O pequeno varejista mantém operação simples, margem controlada e relação direta com o cliente. Não há megalomaníaca meta de 5.000 lojas, apenas sustentabilidade e lucro consistente. A OXXO, por outro lado, tornou-se um paradoxo: quanto mais cresce, mais se distancia da viabilidade financeira.
Lições de um Colapso Anunciado
O caso OXXO está se consolidando como um dos mais relevantes estudos sobre expansão mal calibrada. As lições são múltiplas e aplicáveis a negócios de qualquer porte:
1. Crescimento sem margem é apenas aceleração do prejuízo. Escalar um modelo deficitário não resolve a ineficiência estrutural, apenas amplifica o problema.

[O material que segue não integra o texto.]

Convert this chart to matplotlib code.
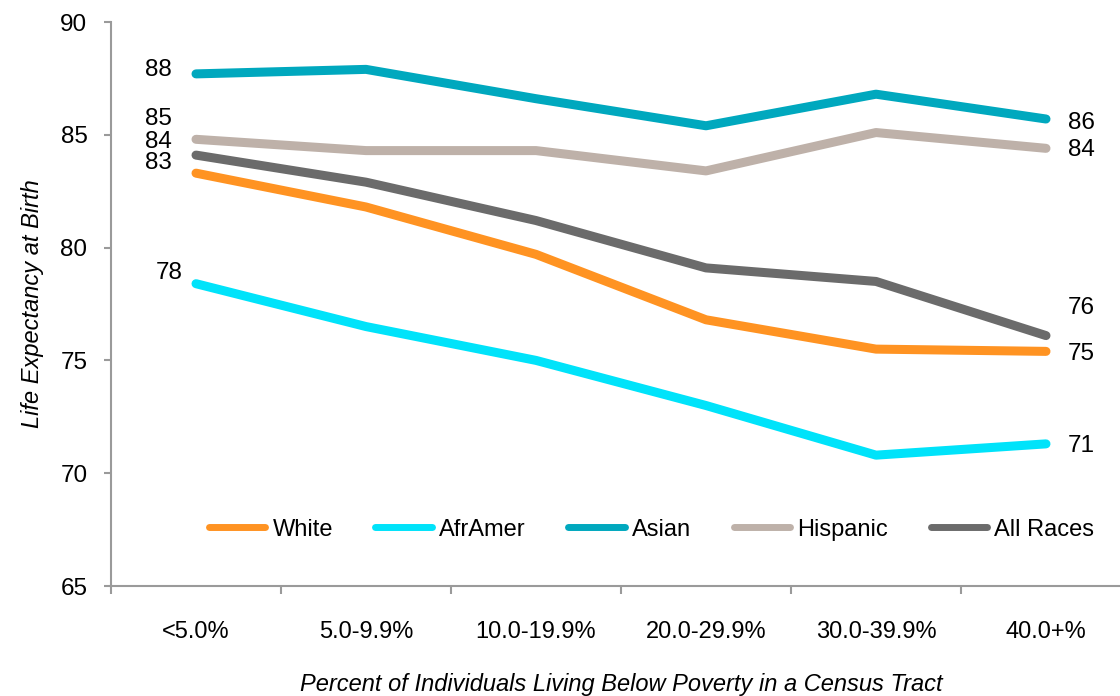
import numpy as np
import matplotlib
matplotlib.use("Agg")
import matplotlib.pyplot as plt

# 数据：按贫困比例分组的预期寿命
categories = ["<5.0%", "5.0-9.9%", "10.0-19.9%", "20.0-29.9%", "30.0-39.9%", "40.0+%"]
white = [83.3, 81.8, 79.7, 76.8, 75.5, 75.4]
afr_amer = [78.4, 76.5, 75.0, 73.0, 70.8, 71.3]
asian = [87.7, 87.9, 86.6, 85.4, 86.8, 85.7]
hispanic = [84.8, 84.3, 84.3, 83.4, 85.1, 84.4]
all_races = [84.1, 82.9, 81.2, 79.1, 78.5, 76.1]

series = [
    ("White", white, "#FF9322"),
    ("AfrAmer", afr_amer, "#00E3FA"),
    ("Asian", asian, "#00A8BE"),
    ("Hispanic", hispanic, "#BEB1A9"),
    ("All Races", all_races, "#6B6B6B"),
]

# 标签偏移（像素）
left_offsets = {"White": (-24, 10), "AfrAmer": (-13, 11), "Asian": (-24, 4),
                "Hispanic": (-24, 20), "All Races": (-24, 13)}
right_offsets = {"White": (22, -3), "AfrAmer": (22, -2), "Asian": (22, -4),
                 "Hispanic": (22, -2), "All Races": (22, 28)}

plt.rcParams["font.family"] = ["Liberation Sans", "DejaVu Sans"]

fig = plt.figure(figsize=(11.2, 6.96), dpi=100)
ax = fig.add_axes([111 / 1120, 110 / 696, 1020 / 1120, 564 / 696])

x = np.arange(len(categories))
for name, vals, color in series:
    ax.plot(x, vals, color=color, lw=6.5, solid_capstyle="round",
            solid_joinstyle="round", label=name)
    dx, dy = left_offsets[name]
    ax.annotate(f"{vals[0]:.0f}", (x[0], vals[0]), xytext=(dx, dy),
                textcoords="offset pixels", ha="right", va="center", fontsize=17.5)
    dx, dy = right_offsets[name]
    ax.annotate(f"{vals[-1]:.0f}", (x[-1], vals[-1]), xytext=(dx, dy),
                textcoords="offset pixels", ha="left", va="center", fontsize=17.5)

ax.set_xlim(-0.5, 5.5)
ax.set_ylim(65, 90)
ax.set_yticks(np.arange(65, 91, 5))
ax.set_xticks(x)
ax.set_xticklabels(categories)
ax.set_xticks(np.arange(-0.5, 6, 1), minor=True)

for side in ["top", "right"]:
    ax.spines[side].set_visible(False)
for side in ["left", "bottom"]:
    ax.spines[side].set_color("#9A9A9A")
    ax.spines[side].set_linewidth(1.5)

ax.tick_params(axis="y", length=5, width=1.5, color="#9A9A9A", pad=12, labelsize=17.5)
ax.tick_params(axis="x", which="major", length=0, pad=25, labelsize=17)
ax.tick_params(axis="x", which="minor", length=6, width=1.5, color="#9A9A9A")

ax.set_ylabel("Life Expectancy at Birth", fontsize=17, style="italic", labelpad=12)
ax.set_xlabel("Percent of Individuals Living Below Poverty in a Census Tract",
              fontsize=17, style="italic", labelpad=22)

leg = ax.legend(loc="center", bbox_to_anchor=(0.53, 0.1), ncol=5, frameon=False,
                handlelength=2.4, handletextpad=0.3, columnspacing=1.8,
                prop={"size": 17})
for h in leg.get_lines():
    h.set_linewidth(5)

fig.savefig("out.png", dpi=100)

2. Contexto local importa. Replicar um modelo de sucesso internacional sem adaptação profunda às particularidades do mercado local é receita para fracasso.
3. Cultura organizacional e operacional não escalam automaticamente. Recursos humanos esgotados, expostos à violência e sobrecarregados comprometem qualquer estratégia de longo prazo.
4. Timing é crítico. Expandir no momento errado, sem validação consistente do modelo, transforma oportunidade em armadilha.
5. Densidade sem rentabilidade é ilusão. Proximidade logística só agrega valor se as unidades forem individualmente viáveis.
Expansão Sem Navegação: O Alerta
A história da OXXO no Brasil não é sobre fracasso isolado. É um alerta sistêmico sobre os perigos da expansão não estratégica. Crescer por crescer, sem observar margens, cultura e timing, coloca empresas em uma trajetória de autodestruição.
Acelerar o prejuízo pode ser tão letal quanto permanecer estagnado. A diferença é que, na estagnação, o colapso é visível. Na expansão desenfreada, ele é camuflado por números de receita e quantidade de unidades, até que seja tarde demais.
O mercado não perdoa arrogância estratégica. E a OXXO, infelizmente, pode estar escrevendo um dos capítulos mais caros dessa lição.